There was congressional concern throughout the process of passing Dodd-Frank that, with derivatives trading required to be conducted through clearinghouses, large financial institutions would own and control the clearinghouses and effectively set rules for their own derivatives deals. The Lynch Amendment in the bill the House passed last December would have prevented large financial institutions and major swap participants from taking over these new clearinghouses by imposing a 20-percent-voting-stake limitation on ownership interest in those institutions and the governance of the clearing and trading facilities.
The Lynch Amendment specifically provided that these restricted owners, which are defined as swap dealers, security-based swap dealers, major swap participants and major security-based swap participants, cannot own more than a 20 percent voting stake in derivatives-clearing organization, a swap-execution facility, or a board of trade. Further, the rules of the clearing organization, swap-execution facility and board of trade must provide that a majority of the directors cannot be associated with a restricted owner.
The Lynch Amendment was not in the final legislation. Instead, in provisions some at the roundtable called Lynch Lite, Sections 726 and 765, the CFTC and SEC must adopt rules on conflicts of interest. Specifically, for example, the SEC may include numerical limits on the control of clearing agencies and security-based swap execution facilities. In addition, in a colloquy with Rep. Lynch, House Financial Services Chair Barney Frank agreed that Sections 726 and 765 of the Dodd-Frank Act require the SEC and CFTC to adopt rules eliminating the conflicts of interest arising from the control of clearing and trading facilities by entities such as swap dealers, security-based swap dealers, and major swap and security-based swap participants. SEC and CFTC adoption of strong conflict of interest rules on control and governance of clearing and trading facilities is mandatory. (Cong. Record, June 30, 2010, H5217).
At the recent SEC-CFTC roundtable, CFTC staffers asked if an ownership cap like the Lynch Amendment would mitigate the actual or potential conflicts of interest. Hal Scott of Harvard Law School and Director of the Committee on Capital Market Regulation, noted that the committee has opposed ownership restrictions based on its reasoning that they are counterproductive in getting needed capital liquidity into the clearinghouses which, he believes, should be the central focus in terms of systemic risk. In his view, the potential conflicts should be generally handled by board governance rules and not by ownership restrictions.

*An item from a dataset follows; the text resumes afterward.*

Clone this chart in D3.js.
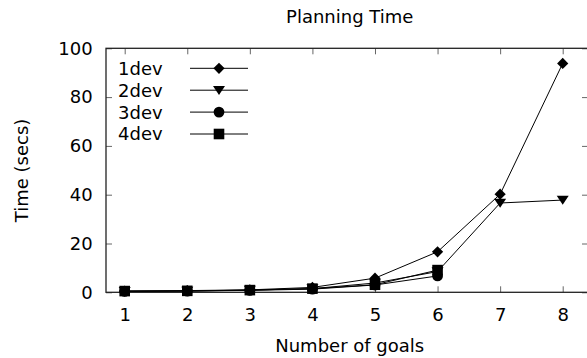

But Michael Greenberger, former CFTC Director of Trading and Markets, supports ownership restrictions. In his view, the reason the Lynch Amendment, put a 20 percent cap on ownership was a concern that then existing clearinghouses were setting their requirements for membership unreasonably high, in a discriminatory manner. If they set their membership so high, he reasoned, they are going to sift away the strongest members of the swaps market and the other clearing facilities are going to be left with everyone else. This is not open and fair access, said the former CFTC official, and it will create systemic risk in the other clearing facilities that have to take the leftovers from these clearing organizations. He pointed out that the Lynch Light provisions are extraordinarily broad. They empower the SEC and CFTC to mandate ownership restrictions in. Jason Kastner, Vice Chair of the Swaps and Derivatives Association said that SDMA strongly supports the Lynch Light provision such that no economically incentivized, monopolistic power can control and restrict access.
Roger Liddel, CEO, LCH ClearNet Group, said that, with established organizations, the concept of some combination of ownership limits and voting caps makes sense. But Lynn Martin, CEO, NYSE Euronext, said that the exchange opposes specific ownership limitations. The exchange thinks that a more effective manner in controlling conflicts of interest is around good governance structure at the board level. Thus, the exchange believes that a more balanced board structure, a more balanced governance structure, is the proper way to handle or potentially mitigate conflicts of interest
Heather Slavkin of the AFL-CIO said that people who support governance as opposed
to real caps on ownership are arguing in favor of the status quo. In her view, the Lynch Amendment that was passed in the House legislation and the Lynch Light version that
was passed by the entire Congress signaled a congressional intent to create real change in recognition of the fact that the current system is broken.